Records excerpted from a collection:
· · · · ·

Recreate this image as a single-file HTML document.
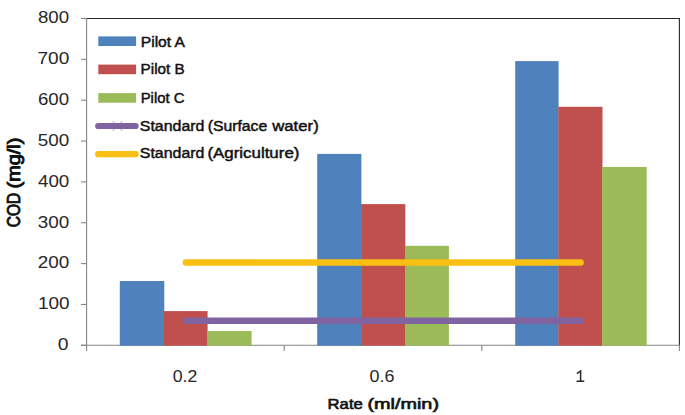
<!DOCTYPE html>
<html><head><meta charset="utf-8"><title>chart</title>
<style>html,body{margin:0;padding:0;background:#fff}body{width:685px;height:415px;overflow:hidden}</style></head>
<body>
<svg width="685" height="415" viewBox="0 0 685 415" style="display:block;font-family:'Liberation Sans',sans-serif">
<rect width="685" height="415" fill="#fff"/>
<path d="M86.6 18.5 H679.4 V345.3" stroke="#262626" stroke-width="1.1" fill="none"/>
<path d="M86.6 18.5 V345.3 M81.0 345.3 H679.9" stroke="#868686" stroke-width="1.1" fill="none"/>
<path d="M81.0 345.30 H86.6" stroke="#868686" stroke-width="1.1"/>
<path d="M81.0 304.45 H86.6" stroke="#868686" stroke-width="1.1"/>
<path d="M81.0 263.60 H86.6" stroke="#868686" stroke-width="1.1"/>
<path d="M81.0 222.75 H86.6" stroke="#868686" stroke-width="1.1"/>
<path d="M81.0 181.90 H86.6" stroke="#868686" stroke-width="1.1"/>
<path d="M81.0 141.05 H86.6" stroke="#868686" stroke-width="1.1"/>
<path d="M81.0 100.20 H86.6" stroke="#868686" stroke-width="1.1"/>
<path d="M81.0 59.35 H86.6" stroke="#868686" stroke-width="1.1"/>
<path d="M81.0 18.50 H86.6" stroke="#868686" stroke-width="1.1"/>
<path d="M86.60 345.3 V350.90000000000003" stroke="#868686" stroke-width="1.1"/>
<path d="M284.20 345.3 V350.90000000000003" stroke="#868686" stroke-width="1.1"/>
<path d="M481.80 345.3 V350.90000000000003" stroke="#868686" stroke-width="1.1"/>
<path d="M679.40 345.3 V350.90000000000003" stroke="#868686" stroke-width="1.1"/>
<rect x="119.80" y="281.00" width="44.50" height="64.70" fill="#4F81BD"/>
<rect x="164.00" y="311.10" width="43.60" height="34.60" fill="#C0504D"/>
<rect x="207.30" y="331.00" width="44.30" height="14.70" fill="#9BBB59"/>
<rect x="317.20" y="153.90" width="44.20" height="191.80" fill="#4F81BD"/>
<rect x="361.10" y="204.10" width="44.20" height="141.60" fill="#C0504D"/>
<rect x="405.00" y="245.80" width="43.90" height="99.90" fill="#9BBB59"/>
<rect x="515.20" y="61.10" width="43.40" height="284.60" fill="#4F81BD"/>
<rect x="558.30" y="106.80" width="44.20" height="238.90" fill="#C0504D"/>
<rect x="602.20" y="167.00" width="44.50" height="178.70" fill="#9BBB59"/>
<path d="M185.90 262.4 H580.60" stroke="#F9C013" stroke-width="6.5" stroke-linecap="round"/>
<path d="M185.90 320.8 H580.60" stroke="#8064A2" stroke-width="6.5" stroke-linecap="round"/>
<path d="M576.9 373.7 L580.6 370.9 V381.2 M576.6 381.2 H584.3" stroke="#262626" stroke-width="1.5" fill="none"/>
<rect x="98.3" y="36.40" width="37.8" height="9.6" fill="#4F81BD"/>
<rect x="98.3" y="64.60" width="37.8" height="9.6" fill="#C0504D"/>
<rect x="98.3" y="93.15" width="37.8" height="9.6" fill="#9BBB59"/>
<path d="M112.6 121.1 l9.8 9.8 m0 -9.8 l-9.8 9.8" stroke="#8064A2" stroke-opacity="0.75" stroke-width="0.9" fill="none"/>
<path d="M98.2 126.0 H135.6" stroke="#8064A2" stroke-width="6.2" stroke-linecap="round"/>
<path d="M98.2 154.2 H135.6" stroke="#F9C013" stroke-width="6.2" stroke-linecap="round"/>
<text x="57.80" y="350.10" font-size="17.2" textLength="10.76" lengthAdjust="spacingAndGlyphs" fill="#262626">0</text>
<text x="37.91" y="309.25" font-size="17.2" textLength="31.53" lengthAdjust="spacingAndGlyphs" fill="#262626">100</text>
<text x="37.72" y="268.40" font-size="17.2" textLength="31.51" lengthAdjust="spacingAndGlyphs" fill="#262626">200</text>
<text x="37.85" y="227.55" font-size="17.2" textLength="31.43" lengthAdjust="spacingAndGlyphs" fill="#262626">300</text>
<text x="38.00" y="186.70" font-size="17.2" textLength="31.28" lengthAdjust="spacingAndGlyphs" fill="#262626">400</text>
<text x="37.88" y="145.85" font-size="17.2" textLength="31.42" lengthAdjust="spacingAndGlyphs" fill="#262626">500</text>
<text x="38.01" y="105.00" font-size="17.2" textLength="31.13" lengthAdjust="spacingAndGlyphs" fill="#262626">600</text>
<text x="37.47" y="64.15" font-size="17.2" textLength="31.76" lengthAdjust="spacingAndGlyphs" fill="#262626">700</text>
<text x="37.95" y="23.30" font-size="17.2" textLength="31.17" lengthAdjust="spacingAndGlyphs" fill="#262626">800</text>
<text x="172.75" y="381.90" font-size="17.2" textLength="24.55" lengthAdjust="spacingAndGlyphs" fill="#262626">0.2</text>
<text x="369.52" y="381.90" font-size="17.2" textLength="24.86" lengthAdjust="spacingAndGlyphs" fill="#262626">0.6</text>
<text x="327.60" y="409.00" font-size="15.2" textLength="35.20" lengthAdjust="spacingAndGlyphs" fill="#111" stroke="#111" stroke-width="0.65">Rate</text>
<text x="367.46" y="409.00" font-size="15.2" textLength="71.55" lengthAdjust="spacingAndGlyphs" fill="#111" stroke="#111" stroke-width="0.65">(ml/min)</text>
<text transform="translate(19.9 227.19) rotate(-90)" font-size="17.6" textLength="34.48" lengthAdjust="spacingAndGlyphs" fill="#111" stroke="#111" stroke-width="0.9">COD</text>
<text transform="translate(19.9 188.46) rotate(-90)" font-size="17.6" textLength="50.86" lengthAdjust="spacingAndGlyphs" fill="#111" stroke="#111" stroke-width="0.9">(mg/l)</text>
<text x="140.77" y="46.50" font-size="14.0" textLength="44.26" lengthAdjust="spacingAndGlyphs" fill="#111" stroke="#111" stroke-width="0.45">Pilot A</text>
<text x="140.61" y="74.20" font-size="14.0" textLength="44.03" lengthAdjust="spacingAndGlyphs" fill="#111" stroke="#111" stroke-width="0.45">Pilot B</text>
<text x="140.65" y="102.50" font-size="14.0" textLength="43.92" lengthAdjust="spacingAndGlyphs" fill="#111" stroke="#111" stroke-width="0.45">Pilot C</text>
<text x="139.84" y="130.60" font-size="14.0" textLength="64.55" lengthAdjust="spacingAndGlyphs" fill="#111" stroke="#111" stroke-width="0.45">Standard</text>
<text x="207.68" y="130.60" font-size="14.0" textLength="59.62" lengthAdjust="spacingAndGlyphs" fill="#111" stroke="#111" stroke-width="0.45">(Surface</text>
<text x="272.24" y="130.60" font-size="14.0" textLength="46.50" lengthAdjust="spacingAndGlyphs" fill="#111" stroke="#111" stroke-width="0.45">water)</text>
<text x="139.84" y="158.40" font-size="14.0" textLength="64.55" lengthAdjust="spacingAndGlyphs" fill="#111" stroke="#111" stroke-width="0.45">Standard</text>
<text x="207.42" y="158.40" font-size="14.0" textLength="92.03" lengthAdjust="spacingAndGlyphs" fill="#111" stroke="#111" stroke-width="0.45">(Agriculture)</text>
</svg>
</body></html>
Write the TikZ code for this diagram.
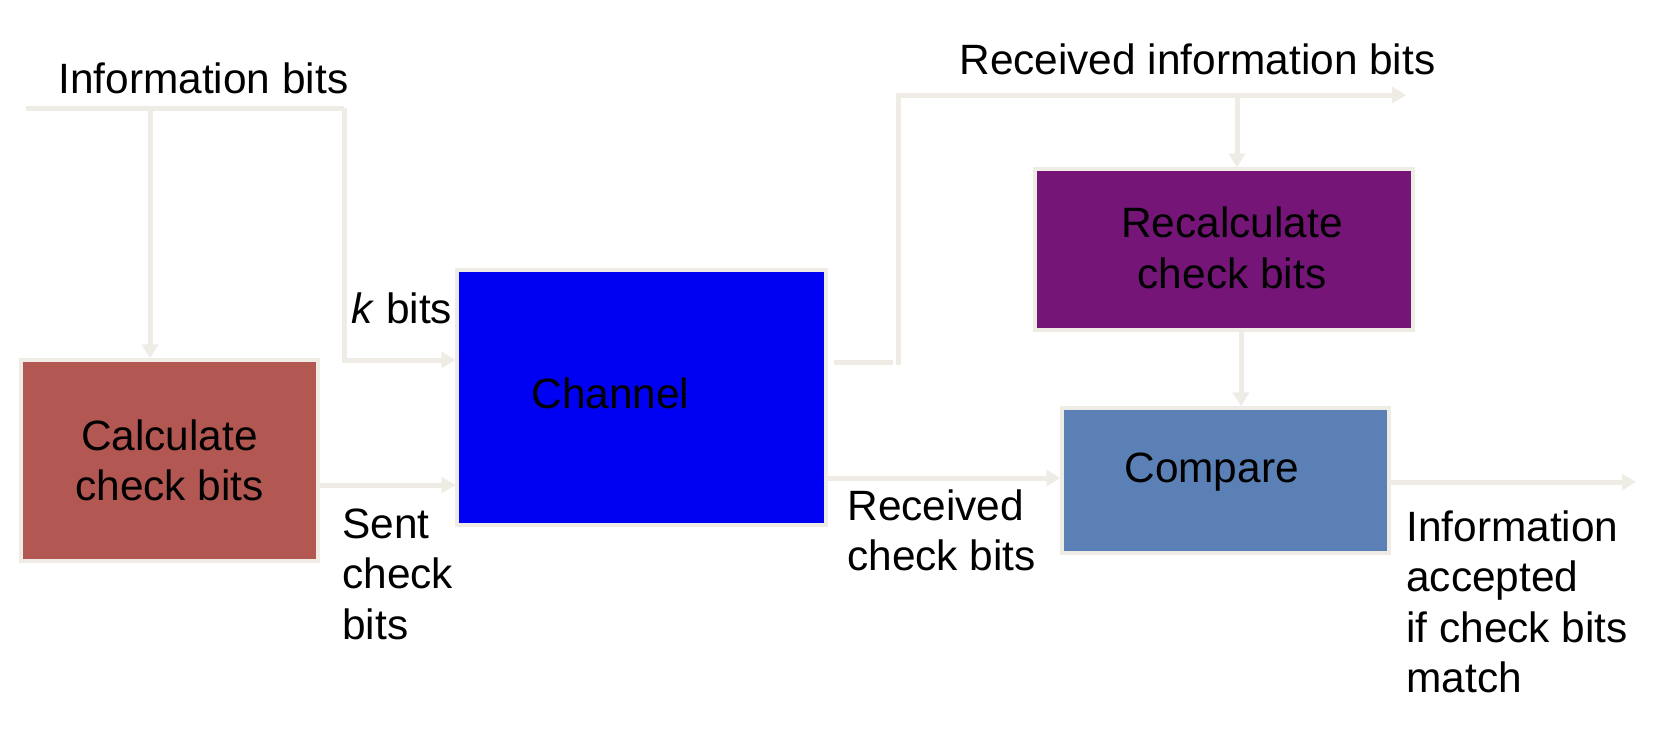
\documentclass[tikz,border=0pt]{standalone}
\usepackage{fontspec}
\setmainfont{Liberation Sans}
\usetikzlibrary{arrows.meta}
\definecolor{linec}{HTML}{EEECE4}
\definecolor{calcc}{HTML}{B25752}
\definecolor{chanc}{HTML}{0000F2}
\definecolor{recc}{HTML}{741577}
\definecolor{compc}{HTML}{5B80B5}
\tikzset{
  box/.style={draw=linec, line width=1.6pt, inner sep=0pt, align=center, font=\fontsize{21.2}{25}\selectfont},
  lbl/.style={inner sep=0pt, align=left, font=\fontsize{21.2}{25.3}\selectfont},
  conn/.style={draw=linec, line width=2.5pt},
  arr/.style={conn, -{Triangle[length=7pt,width=8pt]}},
}
\begin{document}
\begin{tikzpicture}[x=0.5pt,y=-0.5pt]
\useasboundingbox (0,0) rectangle (1660,750);
% boxes
\node[box, fill=calcc, minimum width=148.5pt, minimum height=100.5pt] (calc) at (169.5,460.5) {Calculate\\check bits};
\node[box, fill=chanc, minimum width=184.5pt, minimum height=127.5pt] (chan) at (641.5,397.5) {};
\node[box, fill=recc, minimum width=189pt, minimum height=80.5pt] (recalc) at (1224,249.5) {};
\node[box, fill=compc, minimum width=163.5pt, minimum height=72.5pt] (comp) at (1225.5,480.5) {};
\node[lbl, align=center] (rectxt) at (1232,248) {Recalculate\\check bits};
\node[lbl, anchor=base west] (chantxt) at (531,408) {Channel};
\node[lbl, anchor=base west] (comptxt) at (1124,482) {Compare};
% labels
\node[lbl, anchor=base west] (infotxt) at (58,93) {Information bits};
\node[lbl, anchor=base west] (ktxt) at (351,323) {\textit{k} bits};
\node[lbl, anchor=base west] (rinfotxt) at (959,74) {Received information bits};
\node[lbl, anchor=north west] (senttxt) at (342,508) {Sent\\check\\bits};
\node[lbl, anchor=north west] (rchecktxt) at (847,489) {Received\\check bits};
\node[lbl, anchor=north west] (acctxt) at (1406,510) {Information\\accepted\\if check bits\\match};
% coordinates
\coordinate (infoL) at (26,108);
\coordinate (infoR) at (344,108);
\coordinate (tapA) at (150,108);
\coordinate (kin) at (457,360);
\coordinate (sentin) at (318,485);
\coordinate (chout) at (834,362);
\coordinate (choutE) at (893,362);
\coordinate (riB) at (898,365);
\coordinate (riT) at (898,95);
\coordinate (riEnd) at (1406,95);
\coordinate (tapB) at (1237,95);
\coordinate (rcout) at (826,478);
\coordinate (accEnd) at (1636,482);
% connectors
\draw[conn] (infoL) -- (infoR);
\draw[arr] (tapA) -- (tapA |- calc.north);
\draw[arr] (infoR) |- (kin -| chan.west);
\draw[arr] (sentin -| calc.east) -- (sentin -| chan.west);
\draw[conn] (chout) -- (choutE);
\draw[arr] (riB) -- (riT) -- (riEnd);
\draw[arr] (tapB) -- (tapB |- recalc.north);
\draw[arr] ([xshift=8.5pt]recalc.south) -- ([xshift=8.5pt]recalc.south |- comp.north);
\draw[arr] (rcout -| chan.east) -- (rcout -| comp.west);
\draw[arr] (accEnd -| comp.east) -- (accEnd);
\end{tikzpicture}
\end{document}
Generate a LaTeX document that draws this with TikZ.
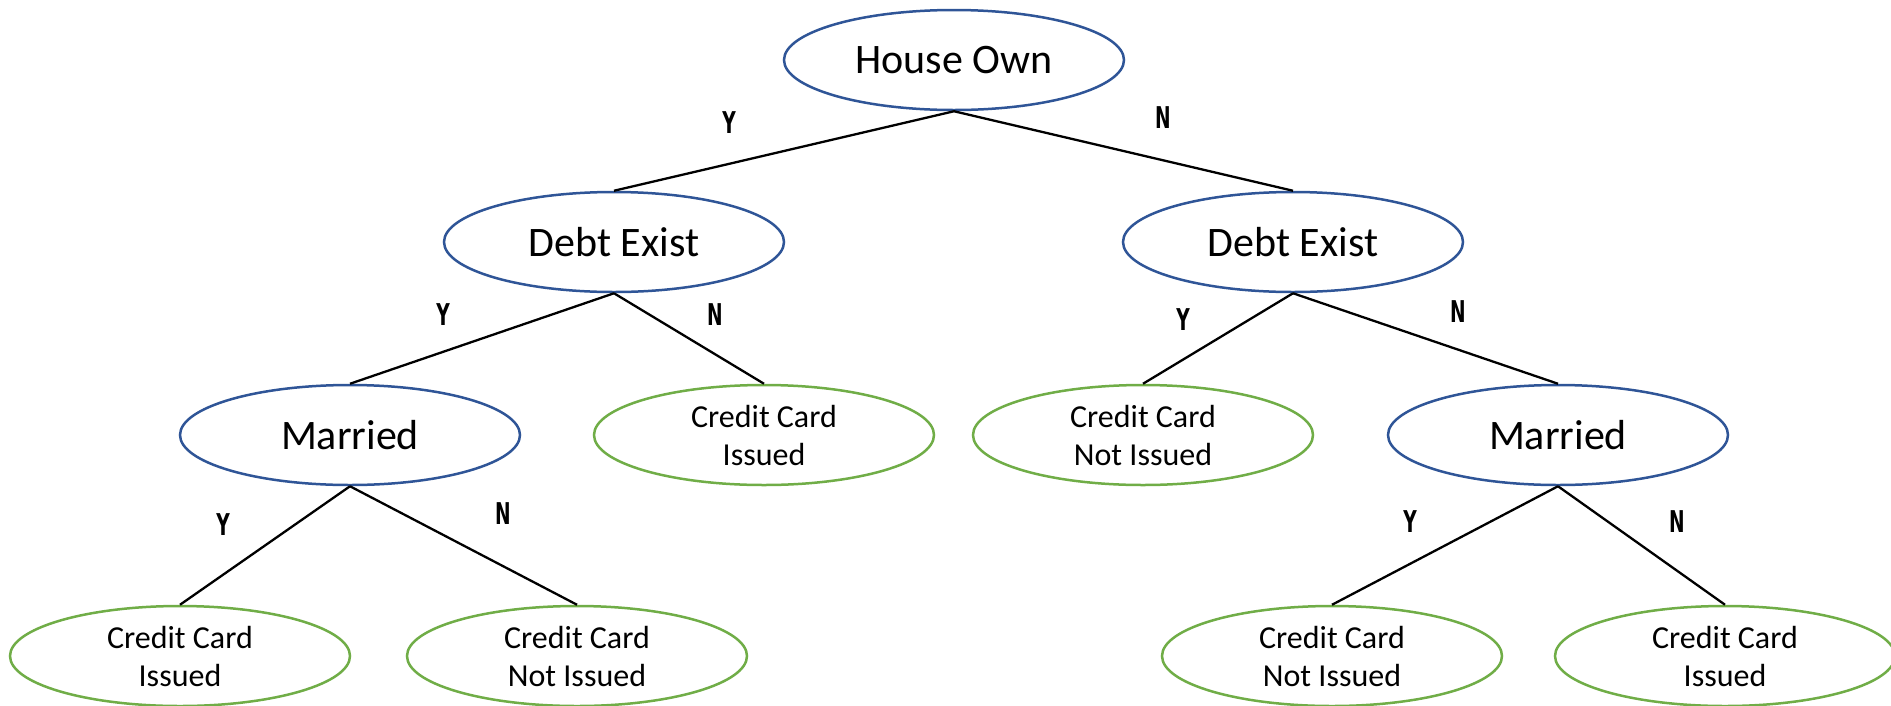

· · · · ·

## [TASK DETAILS]
Only the number should be given: how many lines of the data contain the word "this"?

## [WORKED SOLUTION]
3